--- Start ---

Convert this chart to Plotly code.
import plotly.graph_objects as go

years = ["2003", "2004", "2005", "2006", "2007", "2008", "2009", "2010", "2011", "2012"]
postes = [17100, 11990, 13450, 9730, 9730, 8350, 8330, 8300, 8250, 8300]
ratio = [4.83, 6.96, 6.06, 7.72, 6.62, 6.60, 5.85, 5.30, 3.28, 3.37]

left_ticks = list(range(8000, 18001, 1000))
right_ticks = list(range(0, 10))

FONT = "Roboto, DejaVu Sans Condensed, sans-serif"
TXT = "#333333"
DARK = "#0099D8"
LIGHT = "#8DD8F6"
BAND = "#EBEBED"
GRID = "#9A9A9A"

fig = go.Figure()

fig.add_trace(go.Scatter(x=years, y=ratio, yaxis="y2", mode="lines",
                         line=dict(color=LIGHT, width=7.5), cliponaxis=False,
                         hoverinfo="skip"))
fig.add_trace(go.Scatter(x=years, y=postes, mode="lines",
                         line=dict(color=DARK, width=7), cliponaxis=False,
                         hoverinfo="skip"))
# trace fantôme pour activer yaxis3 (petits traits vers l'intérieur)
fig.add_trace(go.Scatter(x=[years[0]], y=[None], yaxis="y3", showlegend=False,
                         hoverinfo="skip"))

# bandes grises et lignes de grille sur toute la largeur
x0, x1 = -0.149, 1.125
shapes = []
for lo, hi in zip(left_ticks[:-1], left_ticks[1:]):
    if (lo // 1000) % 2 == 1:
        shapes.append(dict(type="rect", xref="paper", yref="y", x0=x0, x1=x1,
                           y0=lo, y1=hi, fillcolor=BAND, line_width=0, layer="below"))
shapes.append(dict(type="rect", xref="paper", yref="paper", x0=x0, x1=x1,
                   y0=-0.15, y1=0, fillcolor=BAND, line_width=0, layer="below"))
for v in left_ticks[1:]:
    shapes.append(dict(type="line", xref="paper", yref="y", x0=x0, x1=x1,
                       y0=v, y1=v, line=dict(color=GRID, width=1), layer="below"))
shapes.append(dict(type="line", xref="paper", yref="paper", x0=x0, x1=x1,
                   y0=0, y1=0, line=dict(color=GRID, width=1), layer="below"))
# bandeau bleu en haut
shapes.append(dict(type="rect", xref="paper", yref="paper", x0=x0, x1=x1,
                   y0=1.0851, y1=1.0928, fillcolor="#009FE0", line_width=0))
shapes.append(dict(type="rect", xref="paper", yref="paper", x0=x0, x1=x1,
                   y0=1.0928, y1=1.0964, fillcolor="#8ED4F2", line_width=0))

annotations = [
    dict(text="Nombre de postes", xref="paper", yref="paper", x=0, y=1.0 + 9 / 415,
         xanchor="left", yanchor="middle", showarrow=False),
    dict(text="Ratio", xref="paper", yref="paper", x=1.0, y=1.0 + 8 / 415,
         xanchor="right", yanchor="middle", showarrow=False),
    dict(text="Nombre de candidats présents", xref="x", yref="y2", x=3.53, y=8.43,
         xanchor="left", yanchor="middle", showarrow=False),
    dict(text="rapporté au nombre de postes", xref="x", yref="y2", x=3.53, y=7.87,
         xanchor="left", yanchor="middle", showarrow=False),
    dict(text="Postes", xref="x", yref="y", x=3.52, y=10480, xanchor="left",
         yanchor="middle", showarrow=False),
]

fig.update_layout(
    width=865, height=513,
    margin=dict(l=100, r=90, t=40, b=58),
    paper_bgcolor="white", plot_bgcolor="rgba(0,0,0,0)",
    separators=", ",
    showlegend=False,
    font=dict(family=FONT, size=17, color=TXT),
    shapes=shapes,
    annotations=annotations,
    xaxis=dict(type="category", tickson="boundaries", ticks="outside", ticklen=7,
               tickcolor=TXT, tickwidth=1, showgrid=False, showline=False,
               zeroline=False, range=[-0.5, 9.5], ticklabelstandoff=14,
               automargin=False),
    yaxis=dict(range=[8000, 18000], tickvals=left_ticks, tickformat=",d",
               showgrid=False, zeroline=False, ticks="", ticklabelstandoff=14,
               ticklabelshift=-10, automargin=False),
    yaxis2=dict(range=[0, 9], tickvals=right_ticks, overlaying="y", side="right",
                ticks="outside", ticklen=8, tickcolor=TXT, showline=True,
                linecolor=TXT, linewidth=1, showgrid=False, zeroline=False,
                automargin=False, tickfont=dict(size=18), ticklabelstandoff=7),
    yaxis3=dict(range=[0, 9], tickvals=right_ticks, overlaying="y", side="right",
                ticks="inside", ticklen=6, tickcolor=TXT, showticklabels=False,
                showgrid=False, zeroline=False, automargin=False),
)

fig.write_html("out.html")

--- End ---
--- Start ---

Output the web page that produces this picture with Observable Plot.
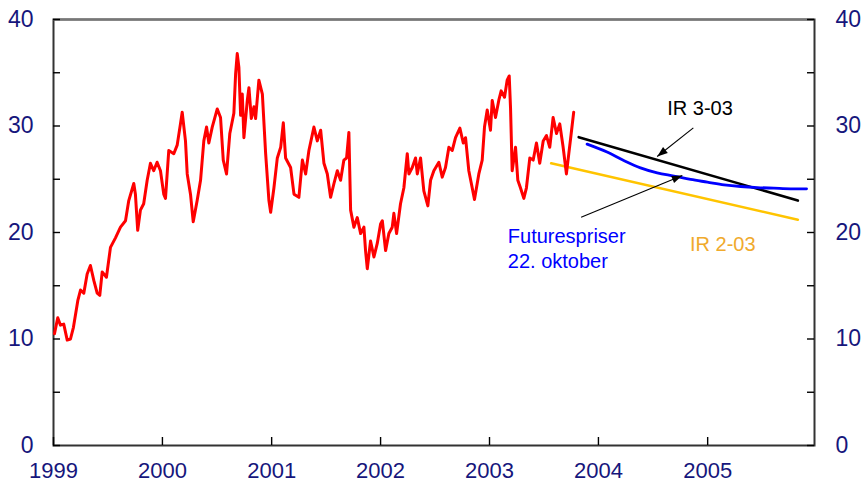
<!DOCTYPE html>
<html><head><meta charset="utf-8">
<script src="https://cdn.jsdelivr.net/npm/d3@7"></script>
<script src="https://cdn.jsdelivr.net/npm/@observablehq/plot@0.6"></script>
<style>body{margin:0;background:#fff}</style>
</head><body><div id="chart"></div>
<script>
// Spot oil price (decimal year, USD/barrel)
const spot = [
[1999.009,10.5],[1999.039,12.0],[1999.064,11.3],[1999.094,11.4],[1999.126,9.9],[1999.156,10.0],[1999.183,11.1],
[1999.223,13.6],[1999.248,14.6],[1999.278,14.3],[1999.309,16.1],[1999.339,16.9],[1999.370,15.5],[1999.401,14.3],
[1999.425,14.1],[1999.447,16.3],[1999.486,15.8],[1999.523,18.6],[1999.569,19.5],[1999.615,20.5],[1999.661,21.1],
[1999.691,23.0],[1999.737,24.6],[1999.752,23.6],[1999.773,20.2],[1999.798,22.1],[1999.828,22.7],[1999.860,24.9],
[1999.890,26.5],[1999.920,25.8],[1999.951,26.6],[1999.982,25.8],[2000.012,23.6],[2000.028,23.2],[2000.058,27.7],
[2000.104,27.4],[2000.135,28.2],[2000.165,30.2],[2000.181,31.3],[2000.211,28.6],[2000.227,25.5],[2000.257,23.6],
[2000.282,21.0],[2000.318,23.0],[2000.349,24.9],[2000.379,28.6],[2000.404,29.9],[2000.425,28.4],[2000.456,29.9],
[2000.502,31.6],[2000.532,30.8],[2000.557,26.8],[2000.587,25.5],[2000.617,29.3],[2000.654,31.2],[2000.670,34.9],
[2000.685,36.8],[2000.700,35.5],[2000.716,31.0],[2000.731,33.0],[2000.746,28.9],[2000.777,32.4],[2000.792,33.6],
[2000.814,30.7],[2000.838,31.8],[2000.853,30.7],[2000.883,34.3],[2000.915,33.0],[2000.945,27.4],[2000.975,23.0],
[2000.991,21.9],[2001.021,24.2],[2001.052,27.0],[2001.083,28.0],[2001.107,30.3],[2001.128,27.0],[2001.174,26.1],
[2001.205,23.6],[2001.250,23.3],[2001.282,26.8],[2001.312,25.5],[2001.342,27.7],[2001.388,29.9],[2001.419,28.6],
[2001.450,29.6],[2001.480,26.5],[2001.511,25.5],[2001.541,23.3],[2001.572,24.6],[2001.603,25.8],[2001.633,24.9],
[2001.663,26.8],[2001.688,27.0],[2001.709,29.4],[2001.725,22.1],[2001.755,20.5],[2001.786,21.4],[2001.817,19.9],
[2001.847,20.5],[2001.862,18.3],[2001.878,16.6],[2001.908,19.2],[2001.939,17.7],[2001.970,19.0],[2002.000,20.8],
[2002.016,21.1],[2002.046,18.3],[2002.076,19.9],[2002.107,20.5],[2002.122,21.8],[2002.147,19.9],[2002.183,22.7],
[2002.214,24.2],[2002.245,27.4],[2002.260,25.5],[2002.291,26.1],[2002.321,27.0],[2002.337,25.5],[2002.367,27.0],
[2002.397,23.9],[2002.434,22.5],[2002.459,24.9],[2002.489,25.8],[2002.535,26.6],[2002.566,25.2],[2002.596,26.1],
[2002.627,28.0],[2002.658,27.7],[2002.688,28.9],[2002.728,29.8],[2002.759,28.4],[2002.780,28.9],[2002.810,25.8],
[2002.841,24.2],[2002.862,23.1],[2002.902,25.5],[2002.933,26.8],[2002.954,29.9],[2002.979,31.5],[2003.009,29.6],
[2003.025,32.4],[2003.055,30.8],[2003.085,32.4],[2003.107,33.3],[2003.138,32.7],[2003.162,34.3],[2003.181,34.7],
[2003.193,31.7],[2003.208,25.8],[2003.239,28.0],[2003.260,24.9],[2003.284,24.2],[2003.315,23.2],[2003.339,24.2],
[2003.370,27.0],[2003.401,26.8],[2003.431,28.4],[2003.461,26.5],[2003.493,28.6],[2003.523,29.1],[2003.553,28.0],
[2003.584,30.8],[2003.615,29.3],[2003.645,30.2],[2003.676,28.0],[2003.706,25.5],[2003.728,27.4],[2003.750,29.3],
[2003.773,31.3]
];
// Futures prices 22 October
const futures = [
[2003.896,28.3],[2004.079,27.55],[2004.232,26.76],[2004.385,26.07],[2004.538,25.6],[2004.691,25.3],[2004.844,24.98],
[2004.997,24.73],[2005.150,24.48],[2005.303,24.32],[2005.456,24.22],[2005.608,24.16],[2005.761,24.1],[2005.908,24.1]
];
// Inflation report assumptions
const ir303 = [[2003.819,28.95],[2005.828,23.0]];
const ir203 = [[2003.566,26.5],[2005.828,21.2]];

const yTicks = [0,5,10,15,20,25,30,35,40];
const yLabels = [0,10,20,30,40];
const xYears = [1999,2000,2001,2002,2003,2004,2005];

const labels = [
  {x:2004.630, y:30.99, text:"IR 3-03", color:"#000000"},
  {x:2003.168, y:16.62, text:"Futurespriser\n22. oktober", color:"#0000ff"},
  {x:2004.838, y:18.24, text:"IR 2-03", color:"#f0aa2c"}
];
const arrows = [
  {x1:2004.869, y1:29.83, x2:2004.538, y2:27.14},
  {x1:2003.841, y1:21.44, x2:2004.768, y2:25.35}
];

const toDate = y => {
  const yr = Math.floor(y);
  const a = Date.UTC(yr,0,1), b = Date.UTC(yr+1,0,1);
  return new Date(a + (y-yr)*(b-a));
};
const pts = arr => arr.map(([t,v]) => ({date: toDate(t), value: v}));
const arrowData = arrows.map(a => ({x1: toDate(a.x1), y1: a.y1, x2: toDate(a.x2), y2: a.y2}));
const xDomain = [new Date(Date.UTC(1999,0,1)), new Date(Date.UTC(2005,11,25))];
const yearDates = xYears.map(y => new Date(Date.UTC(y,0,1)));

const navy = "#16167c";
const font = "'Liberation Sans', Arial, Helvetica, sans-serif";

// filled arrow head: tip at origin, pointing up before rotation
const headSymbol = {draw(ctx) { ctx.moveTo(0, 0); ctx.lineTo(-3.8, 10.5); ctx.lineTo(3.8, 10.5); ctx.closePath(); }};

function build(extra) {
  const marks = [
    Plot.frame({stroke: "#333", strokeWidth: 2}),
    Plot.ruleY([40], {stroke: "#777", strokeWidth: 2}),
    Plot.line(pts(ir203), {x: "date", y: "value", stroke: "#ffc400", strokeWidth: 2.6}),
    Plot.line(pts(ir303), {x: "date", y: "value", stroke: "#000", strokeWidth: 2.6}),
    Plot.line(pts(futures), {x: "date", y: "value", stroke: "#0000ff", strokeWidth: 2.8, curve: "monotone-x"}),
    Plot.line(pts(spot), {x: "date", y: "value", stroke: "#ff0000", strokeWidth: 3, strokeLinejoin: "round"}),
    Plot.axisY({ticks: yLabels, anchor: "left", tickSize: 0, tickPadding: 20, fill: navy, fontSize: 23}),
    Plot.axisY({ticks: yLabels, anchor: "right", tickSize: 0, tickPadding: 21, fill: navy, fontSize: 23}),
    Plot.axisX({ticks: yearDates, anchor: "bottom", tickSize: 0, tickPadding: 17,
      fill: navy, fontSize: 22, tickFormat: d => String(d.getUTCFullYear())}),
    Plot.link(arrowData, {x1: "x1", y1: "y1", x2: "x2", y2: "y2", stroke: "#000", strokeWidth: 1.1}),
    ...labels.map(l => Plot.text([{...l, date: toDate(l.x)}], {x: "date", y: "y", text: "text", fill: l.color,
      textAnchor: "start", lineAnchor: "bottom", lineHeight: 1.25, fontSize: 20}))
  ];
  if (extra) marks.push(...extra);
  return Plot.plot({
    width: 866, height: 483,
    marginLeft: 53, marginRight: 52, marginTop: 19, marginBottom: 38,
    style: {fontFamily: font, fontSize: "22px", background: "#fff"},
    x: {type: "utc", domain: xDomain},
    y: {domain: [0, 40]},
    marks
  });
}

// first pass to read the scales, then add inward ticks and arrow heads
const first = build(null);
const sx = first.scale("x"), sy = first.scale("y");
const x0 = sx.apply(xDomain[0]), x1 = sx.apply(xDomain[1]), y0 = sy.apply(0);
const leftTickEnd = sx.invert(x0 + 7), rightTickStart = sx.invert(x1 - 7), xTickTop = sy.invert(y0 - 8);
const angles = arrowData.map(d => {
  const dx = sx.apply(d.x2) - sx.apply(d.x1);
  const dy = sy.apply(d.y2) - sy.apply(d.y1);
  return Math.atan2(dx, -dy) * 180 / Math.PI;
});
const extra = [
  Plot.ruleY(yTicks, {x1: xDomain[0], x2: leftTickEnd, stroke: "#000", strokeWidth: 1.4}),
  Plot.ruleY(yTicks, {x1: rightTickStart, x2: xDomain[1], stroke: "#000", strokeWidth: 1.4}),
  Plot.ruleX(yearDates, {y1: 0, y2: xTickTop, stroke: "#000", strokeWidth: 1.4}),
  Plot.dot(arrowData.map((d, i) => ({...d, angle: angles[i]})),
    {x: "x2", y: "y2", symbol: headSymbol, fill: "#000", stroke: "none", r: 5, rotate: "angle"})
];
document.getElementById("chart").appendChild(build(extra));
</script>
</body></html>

--- End ---

Reproduce exactly the lines from the line with "Convert this chart to Plotly code." through the line with "fig = go.Figure()", both end lines included, and only those lines.

▶ _Answer to the task_:
Convert this chart to Plotly code.
import plotly.graph_objects as go

years = ["2003", "2004", "2005", "2006", "2007", "2008", "2009", "2010", "2011", "2012"]
postes = [17100, 11990, 13450, 9730, 9730, 8350, 8330, 8300, 8250, 8300]
ratio = [4.83, 6.96, 6.06, 7.72, 6.62, 6.60, 5.85, 5.30, 3.28, 3.37]

left_ticks = list(range(8000, 18001, 1000))
right_ticks = list(range(0, 10))

FONT = "Roboto, DejaVu Sans Condensed, sans-serif"
TXT = "#333333"
DARK = "#0099D8"
LIGHT = "#8DD8F6"
BAND = "#EBEBED"
GRID = "#9A9A9A"

fig = go.Figure()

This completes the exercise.